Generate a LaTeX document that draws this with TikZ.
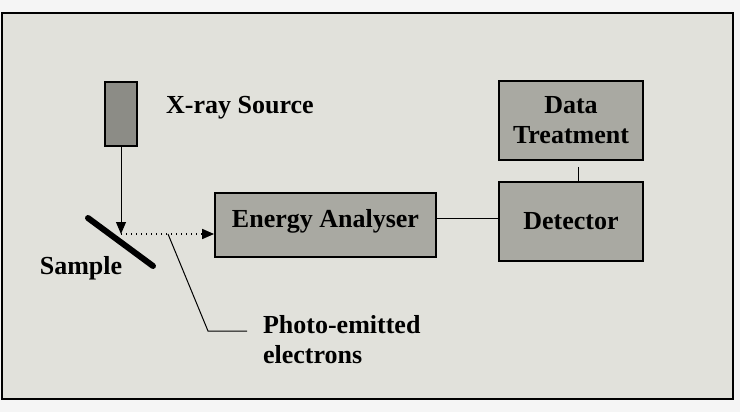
\documentclass[tikz,border=0pt]{standalone}
\usepackage{fontspec}
\setmainfont{Liberation Serif}
\usetikzlibrary{arrows.meta,positioning}
\definecolor{paper}{HTML}{E1E1DB}
\definecolor{boxgray}{HTML}{A9A9A2}
\definecolor{srcgray}{HTML}{8C8C86}

\begin{document}
\begin{tikzpicture}[
    x=0.5pt, y=-0.5pt,
    every node/.style={font=\fontsize{13}{15}\selectfont\bfseries, align=center},
    unit/.style={draw=black, line width=0.9pt, fill=boxgray, inner sep=0pt,
                 minimum width=#1},
    unit/.default=72pt,
    arr/.style={-{Triangle[length=6pt,width=5pt]}, line width=0.5pt},
    link/.style={line width=0.5pt},
    samplebar/.style={line width=3pt, line cap=round},
  ]
  % page and frame
  \useasboundingbox (0,0) rectangle (740,412);
  \fill[white!96!black] (0,0) rectangle (740,412);
  \draw[fill=paper, line width=0.8pt] (2,13) rectangle (733,399);

  % source and sample
  \node[unit=16pt, minimum height=32pt, fill=srcgray] (src) at (121,114) {};
  \node (srclbl) at (240,108) {X-ray Source};
  \coordinate (hit) at (121,234);
  \draw[samplebar] (88,218) -- (153,266);
  \node (smplbl) at (81,268) {Sample};

  % analyser chain
  \node[unit=110.5pt, minimum height=32pt, text depth=7pt] (ana) at (325.5,225) {Energy Analyser};
  \node[unit, minimum height=39.5pt] (det) at (571,221.5) {Detector};
  \node[unit, minimum height=39.5pt] (dat) at (571,120.5) {Data\\Treatment};

  \draw[arr] (src.south) -- (hit);
  \draw[arr, dotted, line width=0.8pt] (hit) -- (hit -| ana.west);
  \draw[link] ([yshift=3.5pt]ana.east) -- ([yshift=3.5pt]ana.east -| det.west);
  \draw[link, shorten <=3pt] ([xshift=3.5pt]dat.south) -- ([xshift=3.5pt]det.north);

  % electrons label
  \coordinate (tap) at (168,234);
  \node[anchor=west, align=left] (elbl) at (256,340) {Photo-emitted\\electrons};
  \draw[link] (tap) -- (208,331) -- (247,331);
\end{tikzpicture}
\end{document}
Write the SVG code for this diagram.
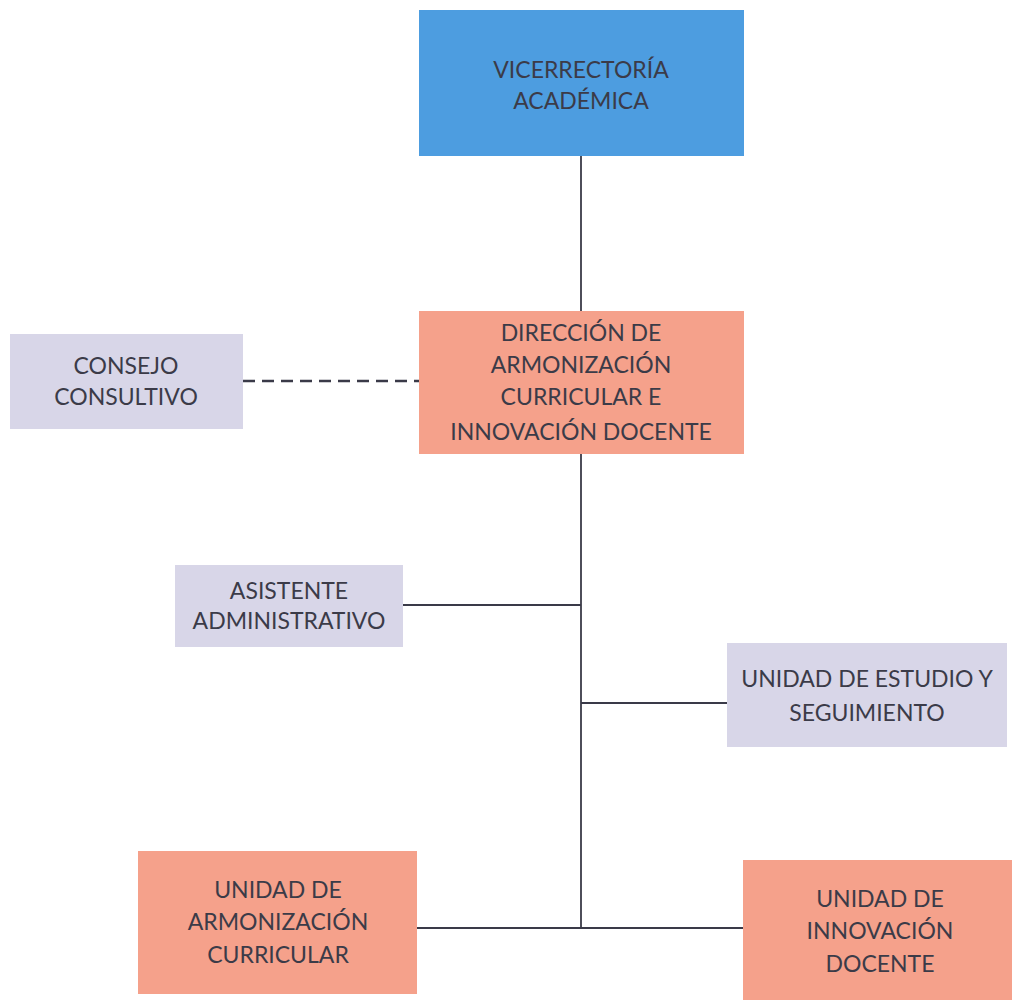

· · · ·

* _WRITTEN PROBLEM_:
Quote all the lines above exactly as given. Do not include the pictures.

* _OUTPUT FOR THIS TASK_:
Generate a LaTeX document that draws this with TikZ.
\documentclass[tikz,border=0pt]{standalone}
\usepackage{fontspec}
\setmainfont{Liberation Serif}
\usetikzlibrary{arrows.meta,positioning}
\definecolor{paper}{HTML}{E1E1DB}
\definecolor{boxgray}{HTML}{A9A9A2}
\definecolor{srcgray}{HTML}{8C8C86}

\begin{document}
\begin{tikzpicture}[
    x=0.5pt, y=-0.5pt,
    every node/.style={font=\fontsize{13}{15}\selectfont\bfseries, align=center},
    unit/.style={draw=black, line width=0.9pt, fill=boxgray, inner sep=0pt,
                 minimum width=#1},
    unit/.default=72pt,
    arr/.style={-{Triangle[length=6pt,width=5pt]}, line width=0.5pt},
    link/.style={line width=0.5pt},
    samplebar/.style={line width=3pt, line cap=round},
  ]
  % page and frame
  \useasboundingbox (0,0) rectangle (740,412);
  \fill[white!96!black] (0,0) rectangle (740,412);
  \draw[fill=paper, line width=0.8pt] (2,13) rectangle (733,399);

  % source and sample
  \node[unit=16pt, minimum height=32pt, fill=srcgray] (src) at (121,114) {};
  \node (srclbl) at (240,108) {X-ray Source};
  \coordinate (hit) at (121,234);
  \draw[samplebar] (88,218) -- (153,266);
  \node (smplbl) at (81,268) {Sample};

  % analyser chain
  \node[unit=110.5pt, minimum height=32pt, text depth=7pt] (ana) at (325.5,225) {Energy Analyser};
  \node[unit, minimum height=39.5pt] (det) at (571,221.5) {Detector};
  \node[unit, minimum height=39.5pt] (dat) at (571,120.5) {Data\\Treatment};

  \draw[arr] (src.south) -- (hit);
  \draw[arr, dotted, line width=0.8pt] (hit) -- (hit -| ana.west);
  \draw[link] ([yshift=3.5pt]ana.east) -- ([yshift=3.5pt]ana.east -| det.west);
  \draw[link, shorten <=3pt] ([xshift=3.5pt]dat.south) -- ([xshift=3.5pt]det.north);

  % electrons label
  \coordinate (tap) at (168,234);
  \node[anchor=west, align=left] (elbl) at (256,340) {Photo-emitted\\electrons};
  \draw[link] (tap) -- (208,331) -- (247,331);
\end{tikzpicture}
\end{document}
Write the SVG code for this diagram.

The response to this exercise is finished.